When it comes to chemical reactions, identifying the limiting reactant is crucial. This is because the limiting reactant is the substance that will be consumed first, stopping the reaction from continuing further. Think of it like baking cookies: if you run out of sugar first, you can't make more cookies, even if you have plenty of flour and butter left.
To find the limiting reactant, calculate the moles of each reactant present. Use the balanced chemical equation to compare the mole ratios. The reactant that is all used up first is your limiting reactant. In the given problem, aluminum (Al) ends up being the limiting reactant because when compared to potassium hydroxide (KOH), it is available in fewer moles.

Calculating molar mass is essential for understanding how much of a product you will get from a chemical reaction. Molar mass is the mass of one mole of a substance and is typically expressed in grams per mole (g/mol).

Here's how to calculate the molar mass for complicated molecules like potassium aluminum tetrahydroxide (KAl(OH) _4 ). First, gather the molar masses of each element involved:

• Potassium (K): 39.10 g/mol
• Aluminum (Al): 26.98 g/mol
• Oxygen (O): 16.00 g/mol
• Hydrogen (H): 1.01 g/mol

Using these values, add them according to the molecular formula: K + Al + 4(O + H). This provides a comprehensive approach to determining how much of each product can be produced and is crucial for the stoichiometry calculations.

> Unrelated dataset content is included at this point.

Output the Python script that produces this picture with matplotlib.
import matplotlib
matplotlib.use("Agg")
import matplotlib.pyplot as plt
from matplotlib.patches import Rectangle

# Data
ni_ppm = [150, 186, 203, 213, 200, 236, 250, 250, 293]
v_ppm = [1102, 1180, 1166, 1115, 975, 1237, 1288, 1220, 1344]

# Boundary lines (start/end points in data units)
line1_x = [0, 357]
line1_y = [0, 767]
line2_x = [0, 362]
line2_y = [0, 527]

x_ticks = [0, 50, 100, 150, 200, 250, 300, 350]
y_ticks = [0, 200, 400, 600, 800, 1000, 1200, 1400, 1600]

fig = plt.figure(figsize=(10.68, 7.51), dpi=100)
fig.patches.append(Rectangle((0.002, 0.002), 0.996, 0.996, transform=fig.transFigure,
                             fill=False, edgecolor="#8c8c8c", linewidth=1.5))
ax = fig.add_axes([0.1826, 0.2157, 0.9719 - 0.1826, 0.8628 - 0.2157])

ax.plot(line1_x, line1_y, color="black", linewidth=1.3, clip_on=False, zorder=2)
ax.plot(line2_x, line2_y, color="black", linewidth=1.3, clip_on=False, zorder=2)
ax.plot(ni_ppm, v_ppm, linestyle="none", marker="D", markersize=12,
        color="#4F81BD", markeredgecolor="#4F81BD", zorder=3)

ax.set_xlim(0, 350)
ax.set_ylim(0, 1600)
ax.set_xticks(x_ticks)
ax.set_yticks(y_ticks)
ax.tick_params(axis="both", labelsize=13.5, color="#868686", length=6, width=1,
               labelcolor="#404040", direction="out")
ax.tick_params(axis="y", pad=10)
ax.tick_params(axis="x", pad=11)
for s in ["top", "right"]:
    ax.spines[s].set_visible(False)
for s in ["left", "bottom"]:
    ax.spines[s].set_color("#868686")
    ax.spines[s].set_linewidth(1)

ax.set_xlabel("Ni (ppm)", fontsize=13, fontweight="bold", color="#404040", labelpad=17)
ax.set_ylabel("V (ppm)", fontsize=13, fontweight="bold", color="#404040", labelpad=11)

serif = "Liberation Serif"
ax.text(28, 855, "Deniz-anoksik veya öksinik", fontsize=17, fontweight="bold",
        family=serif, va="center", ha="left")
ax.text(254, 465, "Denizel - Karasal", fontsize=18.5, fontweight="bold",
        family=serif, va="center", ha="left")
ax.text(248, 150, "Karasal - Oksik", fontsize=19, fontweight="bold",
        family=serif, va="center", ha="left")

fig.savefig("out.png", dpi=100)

A chemical equation is a symbolic representation of a chemical reaction. It shows the starting substances (reactants) and the resulting substances (products), along with their respective amounts. Chemical equations are essential for visualizing what happens during a reaction.
The balanced equation for our problem is:\[2 \text{Al} + 2 \text{KOH} + 6 \text{H}_2\text{O} \rightarrow 2 \text{KAl(OH)}_4 + 3 \text{H}_2\]

Balancing a chemical equation is vital because it ensures the law of conservation of mass is observed. This means there are the same number of each type of atom on both sides of the reaction. Balancing provides the correct stoichiometry, which we use for calculating the limiting reactant and product formation.

Reaction stoichiometry involves the quantitative study of reactants and products in a chemical reaction. It allows us to predict how much product will form from given quantities of reactants or how much of a reactant is required to make a certain amount of product.

Start with the balanced chemical equation, which indicates the ratio in which reactants combine and products form. Using the equation provided, each mole of aluminum reacts with one mole of KOH to produce one mole of potassium aluminum tetrahydroxide. From our scenario, 0.076 moles of Al will yield 0.076 moles of product.

• The balanced equation provides a roadmap.
• Using molar ratios helps convert moles of one substance into moles of another.
• This process highlights how balanced equations serve as the foundation for predicting reactant consumption and product formation.

With this knowledge, stoichiometry serves as a vital tool for any chemical calculations.